The balance of payments deficit will come down. I can assure you of that. Panic reactions are not necessary. It will take time, but it will happen. And the greater productive capacity of industry will play a part. British industry will export more, and will replace imports with home-made goods, if, and only if, the right goods are produced at a price people can afford. That is industry’s task, and I am confident that our businesses are now healthy enough, and well-managed enough, to achieve it.
Some of you may recall that we had a Budget on Tuesday. I keep reading that it was a boring Budget. All I can say is that I remember lots of very exciting Budgets from Denis Healey, when taxes went up, inflation was stoked up, and incentives to work, save, and invest were squashed. It all made great headlines. It also made a terrible mess of the economy. There is an old Chinese curse – may you live in interesting times. I think we can all do without interesting times like those in the 1970s. The reality is that there were plenty of good, solid, prudent reforms in the Budget. Nigel Lawson has simplified and reformed our tax system more comprehensively than any Chancellor this century.

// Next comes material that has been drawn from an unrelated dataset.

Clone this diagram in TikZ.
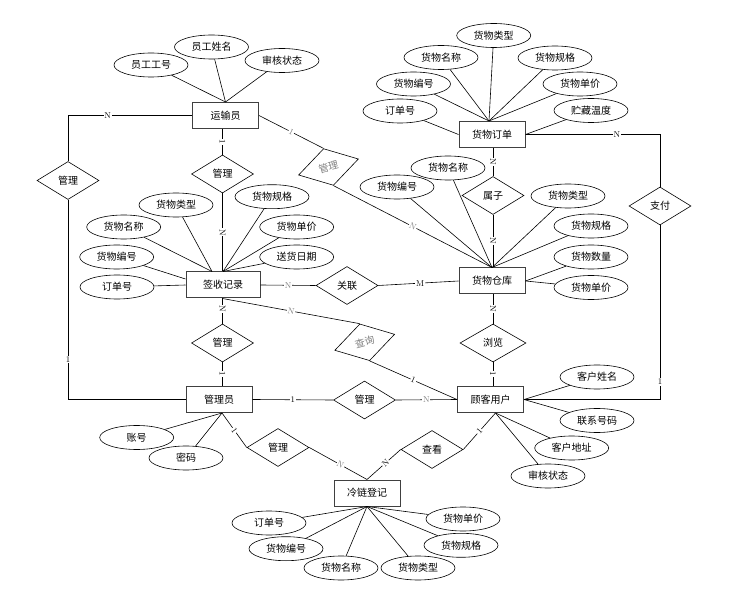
\documentclass[tikz,border=0pt]{standalone}
\usepackage{fontspec}
\newfontfamily\cjk{Noto Sans CJK SC}
\usetikzlibrary{shapes.geometric}

\begin{document}
\begin{tikzpicture}[x=1pt, y=-1pt,
  every node/.style={font=\cjk\fontsize{10}{12}\selectfont},
  entity/.style={draw=black!75, line width=1pt, minimum width=66pt, minimum height=26pt, inner sep=0pt},
  attr/.style={ellipse, draw, line width=0.6pt, minimum width=74pt, minimum height=24pt, inner sep=0pt},
  rel/.style={diamond, draw, line width=0.6pt, aspect=1.6, minimum width=62pt, minimum height=38pt, inner sep=0pt},
  card/.style={font=\fontsize{8.5}{9}\selectfont, fill=white, inner sep=0.8pt},
  link/.style={line width=0.6pt}]
  \useasboundingbox (0,0) rectangle (732,599);

  % entities
  \node[entity] (ys) at (225.5,115.5) {运输员};
  \node[entity] (dd) at (492,134.5) {货物订单};
  \node[entity, minimum width=74pt] (qs) at (223,285) {签收记录};
  \node[entity] (ck) at (492,281) {货物仓库};
  \node[entity] (gly) at (219,399.5) {管理员};
  \node[entity] (gk) at (490.5,399.5) {顾客用户};
  \node[entity] (ll) at (367,493) {冷链登记};
  \coordinate (glyb) at ([xshift=3pt]gly.south);
  \coordinate (gkb) at ([xshift=5pt]gk.south);

  % relations
  \node[rel] (mgl) at (68,180.5) {管理};
  \node[rel] (mg1) at (222.5,174) {管理};
  \node[rel, rotate=15, text=gray] (mg2) at (328.5,167) {管理};
  \node[rel] (sz) at (493,195.5) {属子};
  \node[rel] (zf) at (660,206) {支付};
  \node[rel] (gl) at (347,285.5) {关联};
  \node[rel] (mg3) at (222.5,343) {管理};
  \node[rel, rotate=15, text=gray] (cx) at (364.7,342.3) {查询};
  \node[rel, minimum width=66pt] (lv) at (493,343) {浏览};
  \node[rel] (mg4) at (364.5,400) {管理};
  \node[rel] (mg5) at (278,447.5) {管理};
  \node[rel] (ckn) at (432,449.5) {查看};

  % attributes
  \node[attr] (ygh) at (151,65) {员工工号};
  \node[attr] (yxm) at (211.5,47) {员工姓名};
  \node[attr] (yzt) at (282,60.5) {审核状态};

  \node[attr] (dlx) at (493.7,35.5) {货物类型};
  \node[attr] (dmc) at (441,57.5) {货物名称};
  \node[attr] (dgg) at (555,58) {货物规格};
  \node[attr] (dbh) at (413.5,84) {货物编号};
  \node[attr] (ddj) at (580,84) {货物单价};
  \node[attr] (ddh) at (400,111) {订单号};
  \node[attr] (dwd) at (591,110.5) {贮藏温度};

  \node[attr] (qlx) at (176,205) {货物类型};
  \node[attr] (qgg) at (272,196.7) {货物规格};
  \node[attr] (qmc) at (123.7,227) {货物名称};
  \node[attr] (qdj) at (296.7,227) {货物单价};
  \node[attr] (qbh) at (116.7,257) {货物编号};
  \node[attr] (qrq) at (296.7,257) {送货日期};
  \node[attr] (qdh) at (117,287) {订单号};

  \node[attr] (cmc) at (448,168) {货物名称};
  \node[attr] (cbh) at (397,187) {货物编号};
  \node[attr] (clx) at (568,196) {货物类型};
  \node[attr] (cgg) at (591,226) {货物规格};
  \node[attr] (csl) at (591,257) {货物数量};
  \node[attr] (cdj) at (591,287.5) {货物单价};

  \node[attr] (kxm) at (597,377) {客户姓名};
  \node[attr] (khm) at (597,420.5) {联系号码};
  \node[attr] (kdz) at (571.7,448) {客户地址};
  \node[attr] (kzt) at (548,476) {审核状态};

  \node[attr] (gzh) at (136.7,437.5) {账号};
  \node[attr] (gmm) at (186,458) {密码};

  \node[attr] (ldh) at (269,523) {订单号};
  \node[attr] (lbh) at (286,548.7) {货物编号};
  \node[attr] (lmc) at (341,568) {货物名称};
  \node[attr] (llx) at (418,568) {货物类型};
  \node[attr] (lgg) at (461,545.3) {货物规格};
  \node[attr] (ldj) at (463,519) {货物单价};

  % attribute lines
  \foreach \a in {ygh,yxm,yzt} \draw[link] (\a) -- (ys.north);
  \foreach \a in {dlx,dmc,dgg,dbh,ddj} \draw[link] (\a) -- ([xshift=-3pt]dd.north);
  \draw[link] (ddh) -- (dd.west);
  \draw[link] (dwd) -- (dd.east);
  \foreach \a in {qlx,qmc} \draw[link] (\a) -- ([xshift=-11pt]qs.north);
  \foreach \a in {qgg,qdj,qrq} \draw[link] (\a) -- (qs.north);
  \draw[link] (qbh) -- ([yshift=6pt]qs.west);
  \draw[link] (qdh) -- (qs.west);
  \foreach \a in {cmc,cbh,clx,cgg} \draw[link] (\a) -- (ck.north);
  \foreach \a in {csl,cdj} \draw[link] (\a) -- (ck.east);
  \foreach \a in {kxm,khm} \draw[link] (\a) -- (gk.east);
  \foreach \a in {kdz,kzt} \draw[link] (\a) -- (gkb);
  \foreach \a in {gzh,gmm} \draw[link] (\a) -- (glyb);
  \foreach \a in {ldh,lbh,lmc,llx,lgg,ldj} \draw[link] (\a) -- (ll.south);

  % relation lines
  \draw[link] (ys.west) -| node[card, pos=0.34] {N} (mgl.north);
  \draw[link] (mgl.south) |- node[card, pos=0.4] {1} (gly.west);

  \draw[link] (mg1.north |- ys.south) -- node[card, sloped] {1} (mg1.north);
  \draw[link] (mg1.south) -- node[card, sloped] {N} (mg1.south |- qs.north);

  \draw[link] (ys.east) -- node[card, sloped, text=gray] {1} (mg2.north);
  \draw[link] (mg2.south) -- node[card, sloped, text=gray] {N} (ck.north);

  \draw[link] (sz.north |- dd.south) -- node[card, sloped] {N} (sz.north);
  \draw[link] (sz.south) -- node[card, sloped] {N} (sz.south |- ck.north);

  \draw[link] (dd.east) -| node[card, pos=0.34] {N} (zf.north);
  \draw[link] (zf.south) |- node[card, pos=0.45] {1} (gk.east);

  \draw[link] (qs.east) -- node[card, text=gray] {N} (gl.west);
  \draw[link] (gl.east) -- node[card, pos=0.52] {M} (ck.west);

  \draw[link] (mg3.north |- qs.south) -- node[card, sloped, pos=0.4] {N} (mg3.north);
  \draw[link] (mg3.south) -- node[card, sloped] {1} (mg3.south |- gly.north);

  \draw[link] (mg3.north |- qs.south) -- node[card, sloped, text=gray] {N} (cx.north);
  \draw[link] (cx.south) -- node[card, sloped] {1} (gk.west);

  \draw[link] (lv.north |- ck.south) -- node[card, sloped] {N} (lv.north);
  \draw[link] (lv.south) -- node[card, sloped] {1} (lv.south |- gk.north);

  \draw[link] (gly.east) -- node[card] {1} (mg4.west);
  \draw[link] (mg4.east) -- node[card, text=gray] {N} (gk.west);

  \draw[link] (glyb) -- node[card, sloped] {1} (mg5.west);
  \draw[link] (mg5.east) -- node[card, sloped, pos=0.54, text=gray] {N} (ll.north);

  \draw[link] (ll.north) -- node[card, sloped, pos=0.55] {N} (ckn.west);
  \draw[link] (ckn.east) -- node[card, sloped] {1} (gkb);
\end{tikzpicture}
\end{document}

In his previous Budgets he has reformed income tax and corporation tax. Reduced the rates of tax and the number of taxes. In this Budget he continued the themes of reform and wider share ownership and still made most people better off. He also produced a number of measures to eliminate unfairness in parts of the tax system.
The centrepiece of the Budget was the reform of National Insurance contributions. These reforms will mean that most employees are better off by about £3 per week, and that is of proportionately greater value to those on lower incomes. As a result, the real take-home pay of the person on average earnings will have increased by 36% since we came to office. That is an extra £52 per week. The person on half average earnings – that is around £7,000 a year – has seen his take-home pay rise by over 31%, or £25 per week. And remember that is after taking account of inflation. Under Labour, for many people real take-home pay did not increase at all.
The Chancellor has also introduced a number of measures which will be of great help to those who are retired. In particular he has abolished for good the unpopular Earnings Rule which was such a deterrent to many pensioners who wished to carry on with some form of full time or part time work. We simply should not assume that pensioners automatically wish to retire at the State retirement age. Many have a great deal to contribute and wish to go on doing so and we have now removed the rule that penalised those who did. We promised it would go. And it has gone and I believe we can wave it goodbye without any regret at all.
The Chancellor has also increased the Age Allowances so that the elderly can keep more of what they earn – whether through continued work involvement, or from the investments made from earlier savings. And he has reduced the rate of withdrawal of the allowance at higher retirement incomes. Finally, he has extended the Higher Age Allowance, previously only available to those over 80, to those over 75.
This last change is consistent with the social security change we announced recently that provides an extra pension supplement of between £2.50 and £3.50 a week for poorer pensioners that comes into effect in October.
But, above all for pensioners, we must keep down the rate of inflation. I have never forgotten what Labour’s rampant inflation averaging 15 per cent did for pensioners’ savings. Within a few short years the prudent savings of years of careful budgeting were rendered valueless because the Labour Government lost control of the economy and the currency. For them, it meant electoral defeat. But for the pensioners it meant the destruction of their retirement security. We must ensure that never happens again.
Mr Chairman, we are now only a few days away from the 10th anniversary of the decisive vote in the House of Commons that brought down the last Labour Government.
That Government subjected the British people to rising taxes and ever rising inflation.
It all but killed off enterprise with regulations and restrictions, hitting hardest those who strived to succeed.
And the country it left behind was demoralised. We laughed at ourselves at home and were laughed at by others abroad.
We have broken with that. It has gone. For five years out of the last six the British economy grew faster than any other economy in Europe. Faster than France. Faster than the miracle economy of West Germany.
Production is at an all-time high. So are exports. So is manufacturing output. Investment is growing twice as fast as consumption. Business is profitable again and 9 million of our fellow citizens are now share-holders in it.
More people are in work than ever before, unemployment has fallen by more than a million over the past two years and living standards are at record levels.
The last decade will, I believe, eventually be seen as a time when Britain finally turned the corner, when we stopped envying others and started out-performing them.
Our job isn’t finished yet. There is more work to do: not just to bring inflation down but to kill it off; not just to protect the enterprise culture but to spread it, not just to do better than our competitors for a year or two, but every year.
We have had too many years of success to be pushed off course by temporary difficulties. In the past this Government has shown time and time again that it has the determination to pursue the necessary policies through temporarily squalls. I can assure this Conference that we will do exactly the same again. We have come too far to throw it all away. With your support in explaining our policies, we can all again enjoy the benefits of continuous strong growth with low inflation. The British people deserve nothing less, and that is what we shall deliver.